Methods: Sprague-Dawley rats were subjected to mandibular osteotomy alone or distraction. Subjects were injected with fluorescent reactive red lacunocanalicular tracer. FAK (cascade regulator), SUN, lamin, nesprins (cytoskeletal mediators), sox 9, osterix, runx2, BMP 2,4, Smads 1,5,8 (osteogenic markers) were measured with western blotting. Additional animals underwent latency, activation and consolidation, receiving daily AMD3100 (EPC mobilizer) or saline. Reactive red tracing and western blotting for mechanotransductive proteins were performed. Bone regeneration was assessed (µ-CT, DEXA, immunohistochemistry, mechanical testing). In ongoing investigations, we develop a novel vacuum-assisted lacunocanalicular flow system to increase lacunocanalicular flow through a cell-seeded matrix and upregulate the mechanotransductive-osteogenic pathway to create an implant that fully recapitulates native bone.

Results: Fluorescent intensity was 6.5±1.4% following mechanical activation vs 1.6±0.4% following osteotomy. Mechanotransductive mediators in the activated group were upregulated eg FAK (13.9x105 vs 8.9x105), SUN (12.1x105 vs 6.6x105)etc Fluorescent intensity was 1.9% with AMD3100 vs 0.1% with saline. Upregulation of mechanotransductive mediators was seen with EPC mobilization eg FAK (3.9x106 vs 1.4x106), SUN (3.7x106 vs 1.2x106), Nesprin (11.4x105 vs 6.5x105)etc. DEXA, µ-CT and immunohistochemistry demonstrated AMD3100 treatment increased bone formation (8.93 vs 3.94%). Greater force was required to break AMD3100-supplemented bone (98 vs. 60N).

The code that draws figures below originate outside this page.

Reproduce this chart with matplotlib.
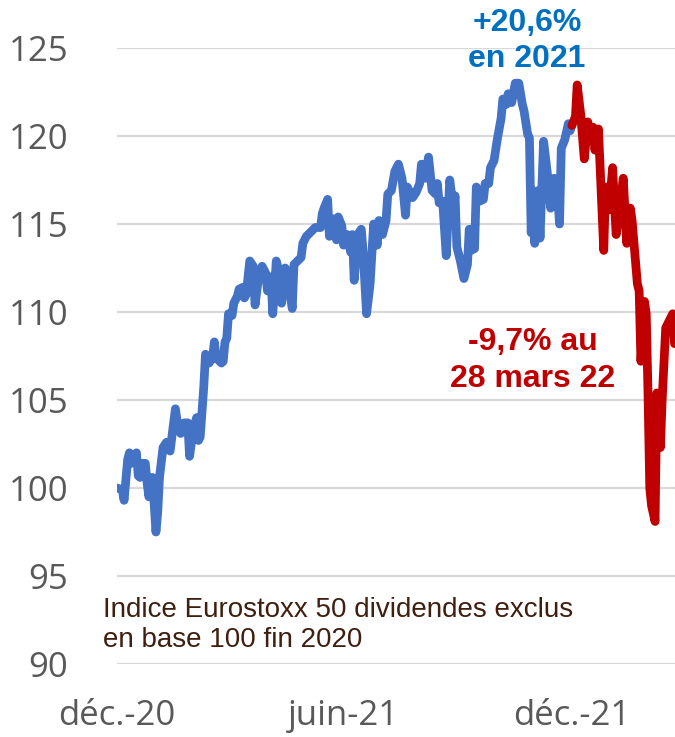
import matplotlib
matplotlib.use("Agg")
import matplotlib.pyplot as plt

# Eurostoxx 50 (hors dividendes), base 100 au 31/12/2020
# index = jour de bourse depuis fin 2020
jours_2021 = [0, 3, 4, 6, 7, 8, 11, 12, 13, 14, 16, 17, 18, 20, 21, 22, 23, 24, 26, 28,
              30, 32, 33, 34, 36, 38, 40, 41, 43, 45, 46, 47, 49, 50, 52, 54, 55, 56, 59, 60,
              61, 62, 63, 65, 66, 68, 69, 71, 72, 73, 75, 77, 78, 80, 82, 84, 85, 87, 88, 90,
              91, 93, 95, 96, 99, 100, 102, 104, 105, 107, 110, 112, 115, 116, 117, 119, 120, 122, 124, 125,
              127, 128, 130, 132, 133, 134, 136, 138, 139, 141, 143, 145, 147, 148, 150, 152, 153, 155, 157, 159,
              161, 163, 164, 167, 169, 171, 172, 174, 176, 178, 180, 181, 182, 184, 186, 188, 190, 191, 192, 194,
              196, 198, 199, 200, 202, 203, 205, 207, 208, 210, 211, 213, 215, 217, 218, 220, 221, 223, 225, 227,
              229, 230, 232, 233, 234, 235, 236, 238, 239, 241, 243, 245, 247, 249, 250, 251, 253, 255, 256, 257]
indice_2021 = [100.0, 99.9, 99.3, 101.6, 102.0, 101.4, 102.0, 100.7, 100.6, 101.4, 101.4, 100.3, 99.5, 100.6, 99.1, 97.5, 98.6, 100.6, 102.3, 102.6,
               102.1, 103.7, 104.5, 103.8, 103.1, 103.7, 103.7, 101.8, 103.3, 104.0, 102.7, 102.9, 105.7, 107.6, 107.1, 107.4, 108.3, 107.4, 107.1, 107.2,
               108.3, 108.5, 109.9, 109.8, 110.5, 110.9, 111.3, 111.4, 110.8, 111.0, 112.9, 112.6, 110.4, 112.0, 112.6, 112.2, 111.2, 112.0, 109.9, 112.9,
               112.5, 110.5, 112.5, 112.3, 110.2, 112.7, 112.9, 113.1, 113.9, 114.3, 114.6, 114.8, 114.8, 115.6, 115.9, 116.4, 114.3, 115.3, 114.1, 115.4,
               114.9, 113.8, 114.4, 113.4, 114.4, 111.8, 114.4, 114.7, 113.5, 109.9, 111.6, 115.0, 113.8, 115.2, 114.4, 115.2, 116.7, 116.9, 118.0, 118.4,
               117.6, 115.5, 117.1, 116.5, 116.8, 117.3, 118.4, 117.6, 118.8, 116.9, 116.7, 117.3, 116.2, 116.3, 113.2, 117.5, 115.9, 116.6, 113.7, 112.9,
               111.9, 112.7, 114.7, 113.5, 113.6, 117.1, 116.3, 116.4, 117.3, 117.3, 118.2, 118.6, 119.9, 121.0, 122.1, 121.8, 122.4, 121.9, 123.0, 123.0,
               121.8, 121.4, 120.1, 119.9, 114.5, 116.9, 113.9, 116.9, 114.2, 119.7, 118.0, 115.9, 117.6, 116.7, 115.0, 119.3, 119.8, 120.7, 120.3, 120.6]

jours_2022 = [257, 259, 260, 262, 264, 266, 267, 269, 270, 272, 275, 276, 278, 280, 282, 284, 286, 288, 290, 291,
              294, 295, 296, 298, 299, 300, 301, 302, 304, 305, 307, 308, 310, 311, 314, 315, 317]
indice_2022 = [120.6, 121.1, 122.9, 121.2, 118.7, 120.8, 119.9, 120.5, 119.2, 120.4, 113.5, 117.1, 115.8, 118.2, 114.4, 115.8, 117.6, 113.9, 115.9, 115.2,
               111.6, 111.2, 107.2, 110.6, 109.9, 105.4, 100.0, 99.0, 98.1, 105.4, 102.3, 105.0, 109.1, 109.3, 109.9, 108.2, 108.9]

graduations_y = [90, 95, 100, 105, 110, 115, 120, 125]
positions_x = [0, 128, 257]
libelles_x = ["déc.-20", "juin-21", "déc.-21"]

bleu = "#4472C4"
rouge = "#C00000"
gris = "#595959"

fig = plt.figure(figsize=(6.75, 7.37), dpi=100)
ax = fig.add_axes([117 / 675, 73 / 737, 558 / 675, 616 / 737])

ax.plot(jours_2021, indice_2021, color=bleu, lw=6.3, solid_joinstyle="round", solid_capstyle="round")
ax.plot(jours_2022, indice_2022, color=rouge, lw=6.3, solid_joinstyle="round", solid_capstyle="round")

ax.set_xlim(0, 558 / 1.77)
ax.set_ylim(90, 125)
ax.set_yticks(graduations_y)
ax.set_xticks(positions_x)
ax.set_xticklabels(libelles_x)
ax.yaxis.grid(True, color="#D9D9D9", lw=1.6)
ax.set_axisbelow(True)
for s in ax.spines.values():
    s.set_visible(False)
ax.tick_params(axis="y", length=0, pad=35, labelsize=25, labelcolor=gris)
ax.tick_params(axis="x", length=0, pad=25, labelsize=25, labelcolor=gris)
for lab in ax.get_xticklabels() + ax.get_yticklabels():
    lab.set_family(["Open Sans", "DejaVu Sans"])

# annotations
fig.text(527 / 675, 1 - 8 / 737, "+20,6%\nen 2021", ha="center", va="top", color="#0070C0",
         fontsize=23, fontweight="bold", family="Liberation Sans", linespacing=1.25)
fig.text(533 / 675, 1 - 327 / 737, "-9,7% au\n28 mars 22", ha="center", va="top", color=rouge,
         fontsize=23, fontweight="bold", family="Liberation Sans", linespacing=1.3)
fig.text(103 / 675, 1 - 597 / 737, "Indice Eurostoxx 50 dividendes exclus\nen base 100 fin 2020",
         ha="left", va="top", color="#3F1F0F", fontsize=20, family="Liberation Sans", linespacing=1.2)

fig.savefig("out.png", dpi=100)
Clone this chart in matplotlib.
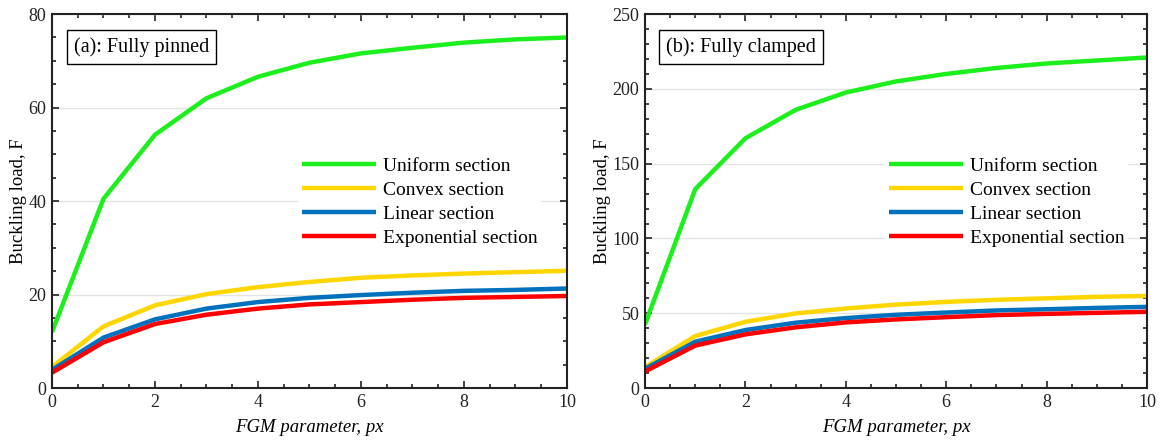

Conclusion: This is the first description of lacunocanalicular flow as the transducer of mechanical tension stress to osteogenesis in distraction and introduces a novel mechanism to accelerate osteogenesis. This may provide new therapies to allow DO to be used situations known to have impaired bony healing, and lead to more rapid distraction protocols. Furthermore this mechanism may be manipulated to improve efficacy of bioenigneered implants, to enhance bony healing and prevent bone loss in low gravity, and may explain high bone formation in highly vascularized tumours.